Overlooked history in 'Free State of Jones'

Matthew McConaughey in 'Free State of Jones.'
Matthew McConaughey in 'Free State of Jones.'
Image: STX Entertainment.

An important yet often overlooked piece of Civil War history is getting the Hollywood treatment.

    The movie, Free State of Jones, in theaters June 24, is based on the true story of Southern unionists during the Civil War. The protagonist is Newton Knight (Matthew McConaughey), a disgruntled Confederate soldier who led a rebellion within a rebellion. While the movie is set in Mississippi, unionists were also found in other Southern states, according to the book, The Civil War (Vintage Books;1990), by Geoffrey Ward, with Ric Burns and Ken Burns.
    “By the war’s end,” they write, “unionists in every state in the Confederacy except South Carolina had sent regiments of white troops to fight for the North.”
    Here is a brief overview:

Mississippi secedes: Abraham Lincoln was elected in November 1860. South Carolina seceded from the Union a month later. And in January 1861, Mississippi followed, along with Florida, Alabama, Georgia and Louisiana. (See the Library of Congress website.)

Newton Knight: The historical character portrayed by McConaughey was born in 1837 in Jones County, Mississippi. He was married to Serena Turner in 1858, and the two started their life together as farmers. Knight was opposed to secession, recounts Civil War, an online publication of the Smithsonian Institution. But opponents of the war were labeled as traitors, and Knight enlisted in the rebel army in 1861. After a few months, he was furloughed to deal with his father’s illness. In 1862, he enlisted again, but later the same year, he deserted and headed back to Jones County.

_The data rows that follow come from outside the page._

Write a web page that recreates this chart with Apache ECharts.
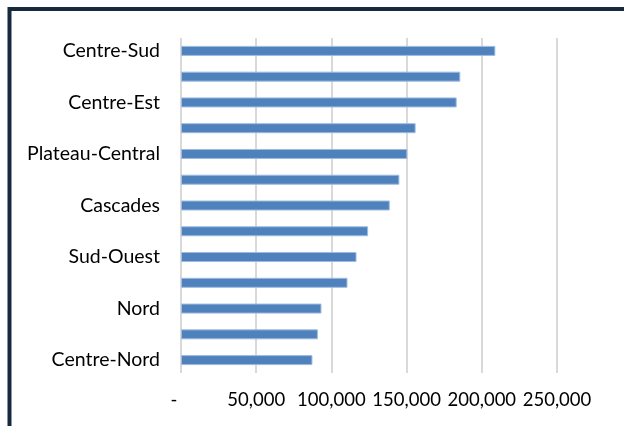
<!DOCTYPE html>
<html>
<head>
<meta charset="utf-8">
<style>
  html, body { margin: 0; padding: 0; background: #ffffff; }
  #chart { width: 624px; height: 426px; }
</style>
<script src="https://cdn.jsdelivr.net/npm/echarts@6/dist/echarts.min.js"></script>
</head>
<body>
<div id="chart"></div>
<script>
// Regions, listed from top to bottom
const regions = [
  'Centre-Sud', 'Centre', 'Centre-Est', 'Boucle du Mouhoun', 'Plateau-Central',
  'Centre-Ouest', 'Cascades', 'Est', 'Sud-Ouest', 'Hauts-Bassins',
  'Nord', 'Sahel', 'Centre-Nord'
];
const values = [
  209000, 185700, 183300, 156000, 150500,
  145200, 138800, 124400, 116700, 110700,
  93400, 91000, 87400
];
const xTicks = [0, 50000, 100000, 150000, 200000, 250000];

const fontFamily = 'Lato, "Open Sans", sans-serif';

function fmtTick(v) {
  if (v === 0) return '-   ';
  return v.toLocaleString('en-US');
}

const chart = echarts.init(document.getElementById('chart'), null, { renderer: 'canvas' });
chart.setOption({
  animation: false,
  backgroundColor: '#ffffff',
  grid: { left: 181, right: 67, top: 38, bottom: 53, containLabel: false },
  xAxis: {
    type: 'value',
    min: xTicks[0],
    max: xTicks[xTicks.length - 1],
    interval: 50000,
    axisLine: { show: false },
    axisTick: { show: false },
    splitLine: { show: true, lineStyle: { color: '#d9d9d9', width: 2 } },
    axisLabel: {
      formatter: fmtTick,
      color: '#000000',
      fontFamily: fontFamily,
      fontSize: 18.5,
      margin: 18
    }
  },
  yAxis: {
    type: 'category',
    inverse: true,
    data: regions,
    axisLine: { show: false },
    axisTick: { show: false },
    splitLine: { show: false },
    axisLabel: {
      interval: 1,
      color: '#000000',
      fontFamily: fontFamily,
      fontSize: 19.5,
      margin: 21
    }
  },
  series: [{
    type: 'bar',
    data: values,
    barWidth: 10,
    itemStyle: { color: '#4f81bd', borderColor: '#9dbbe0', borderWidth: 1 }
  }],
  graphic: [{
    type: 'rect',
    shape: { x: 9.5, y: 9, width: 700, height: 600 },
    style: { fill: 'none', stroke: '#17293f', lineWidth: 4 },
    silent: true
  }]
});
</script>
</body>
</html>
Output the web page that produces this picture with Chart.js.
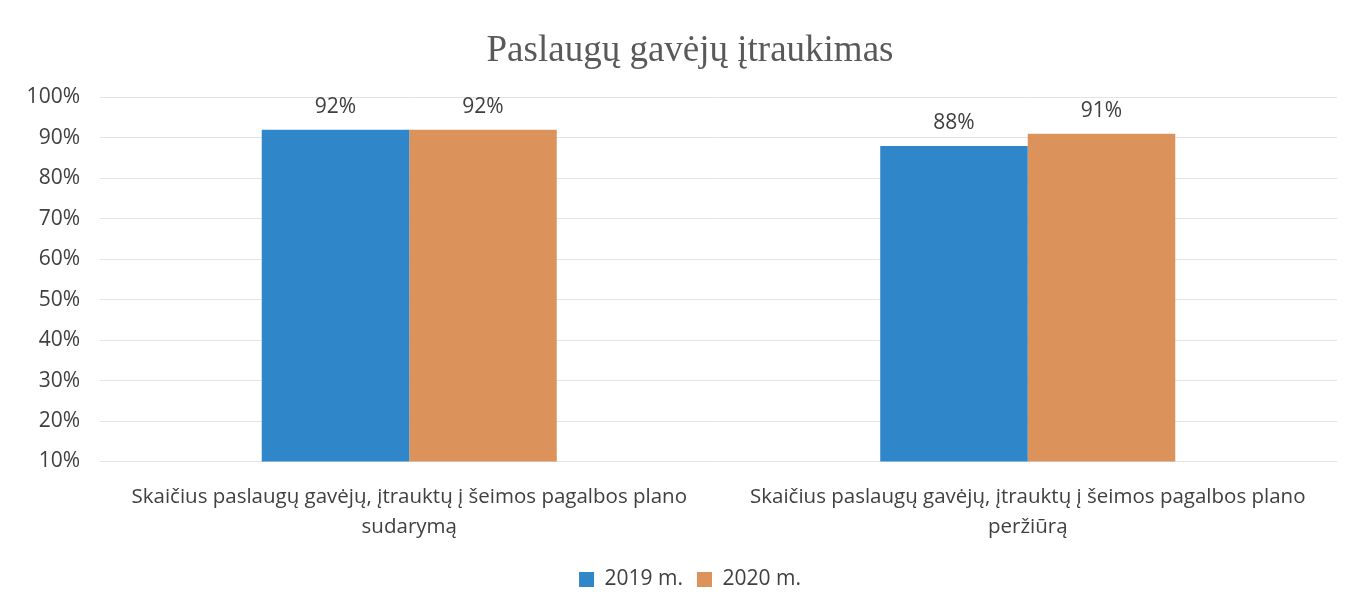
<!DOCTYPE html>
<html lang="lt">
<head>
    <meta charset="UTF-8">
    <title>Paslaugų gavėjų įtraukimas</title>
    <script src="https://cdn.jsdelivr.net/npm/chart.js"></script>
    <style>
        body {
            margin: 0;
            padding: 0;
            background: #ffffff;
        }
        .wrap {
            width: 1357px;
            height: 612px;
        }
    </style>
</head>
<body>
    <div class="wrap">
        <canvas id="chart"></canvas>
    </div>

    <script>
        const categories = [
            ['Skaičius paslaugų gavėjų, įtrauktų į šeimos pagalbos plano', 'sudarymą'],
            ['Skaičius paslaugų gavėjų, įtrauktų į šeimos pagalbos plano', 'peržiūrą']
        ];
        const seriesNames = ['2019 m.', '2020 m.'];
        const values2019 = [92, 88];
        const values2020 = [92, 91];
        const yTicks = [10, 20, 30, 40, 50, 60, 70, 80, 90, 100];

        const sansFont = "'Open Sans', sans-serif";

        // draws the % label above each bar
        const barLabels = {
            id: 'barLabels',
            afterDatasetsDraw(chart) {
                const ctx = chart.ctx;
                ctx.save();
                ctx.font = "21px " + sansFont;
                ctx.fillStyle = '#404040';
                ctx.textAlign = 'center';
                ctx.textBaseline = 'middle';
                chart.data.datasets.forEach((ds, i) => {
                    chart.getDatasetMeta(i).data.forEach((bar, j) => {
                        ctx.fillText(ds.data[j] + '%', bar.x, bar.y - 23);
                    });
                });
                ctx.restore();
            }
        };

        // y labels hang into the left padding (so title/legend stay centred like the original);
        // widen the label clip box so they are not cut off
        const widenYAxis = {
            id: 'widenYAxis',
            afterLayout(chart) {
                chart.scales.y.left = 0;
            }
        };

        const chart = new Chart(document.getElementById('chart'), {
            type: 'bar',
            data: {
                labels: categories,
                datasets: [{
                    label: seriesNames[0],
                    data: values2019,
                    backgroundColor: '#2f87c9',
                    categoryPercentage: 0.477,
                    barPercentage: 1.0
                }, {
                    label: seriesNames[1],
                    data: values2020,
                    backgroundColor: '#dc925b',
                    categoryPercentage: 0.477,
                    barPercentage: 1.0
                }]
            },
            options: {
                responsive: true,
                maintainAspectRatio: false,
                animation: false,
                layout: {
                    padding: { left: 43, right: 20, top: 20, bottom: 12 }
                },
                plugins: {
                    title: {
                        display: true,
                        text: 'Paslaugų gavėjų įtraukimas',
                        color: '#595959',
                        font: { family: "'Liberation Serif', serif", size: 37, weight: 'normal' },
                        padding: { top: 9, bottom: 24 }
                    },
                    legend: {
                        position: 'bottom',
                        labels: {
                            color: '#404040',
                            font: { family: sansFont, size: 21 },
                            boxWidth: 15,
                            boxHeight: 15,
                            padding: 14
                        }
                    },
                    tooltip: { enabled: false }
                },
                scales: {
                    x: {
                        grid: { display: false },
                        border: { display: false },
                        ticks: {
                            color: '#404040',
                            font: { family: sansFont, size: 20.5, lineHeight: 1.5 },
                            maxRotation: 0,
                            padding: 12
                        }
                    },
                    y: {
                        min: 10,
                        max: 100,
                        afterBuildTicks: axis => {
                            axis.ticks = yTicks.map(v => ({ value: v }));
                        },
                        afterFit: axis => { axis.width = 57; },
                        grid: { color: '#e3e3e3', drawTicks: false },
                        border: { display: false },
                        ticks: {
                            color: '#404040',
                            font: { family: sansFont, size: 21 },
                            padding: 20,
                            callback: v => v + '%'
                        }
                    }
                }
            },
            plugins: [barLabels, widenYAxis]
        });
    </script>
</body>
</html>
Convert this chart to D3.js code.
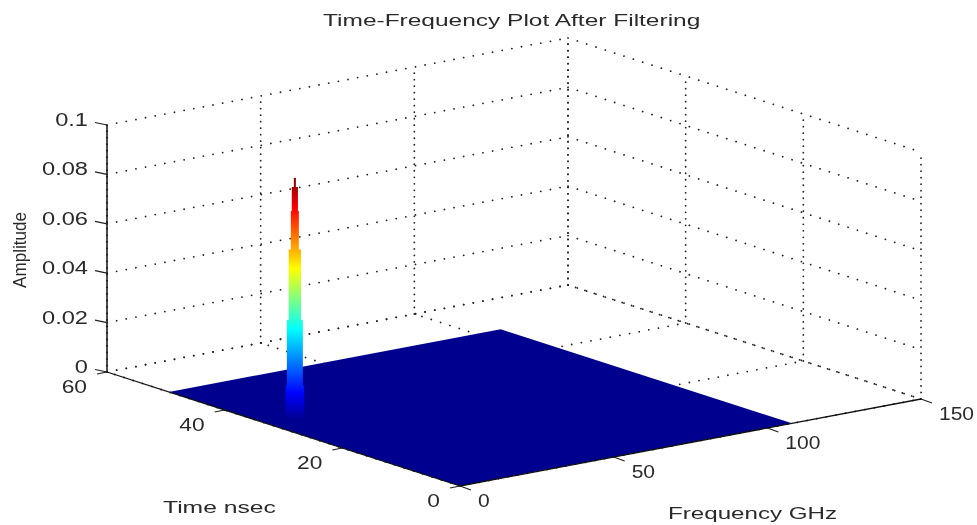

A homefront in shambles: Knight returned to find Confederate tax collectors taking food from farmers to feed the troops. Along with other deserters, Knight operated from a Mississippi cave called the “Devil’s Den,” on an island in the Leaf River, recounts the book, The Civil War. The group “controlled most of Jones County. He [Knight] and his men ran off tax collectors, burned bridges and ambushed Confederate columns for nearly three years. Newspapers called their region 'the Kingdom of Jones.'”
      Knight’s motives have been debated, but “most now see it as an economic revolt,”  notes the movie’s website, “poor farmers who didn’t want to shoulder the burden of a war fought to benefit rich slave-holders. They called it a “rich man's war and poor man's fight.”  

The war ends: After the war, Knight served as a commissioner in charge of distributing food in the Jones County area. He also rescued black children still held in slavery, the Smithsonian website recounts.
      In the 1870s, Knight returned to his farm in Jasper County. His wife, Serena, left him. He married an African-American woman named Rachel, who had supplied him with food and information during the war. The two had several children. She died in 1889. Knight died in 1922.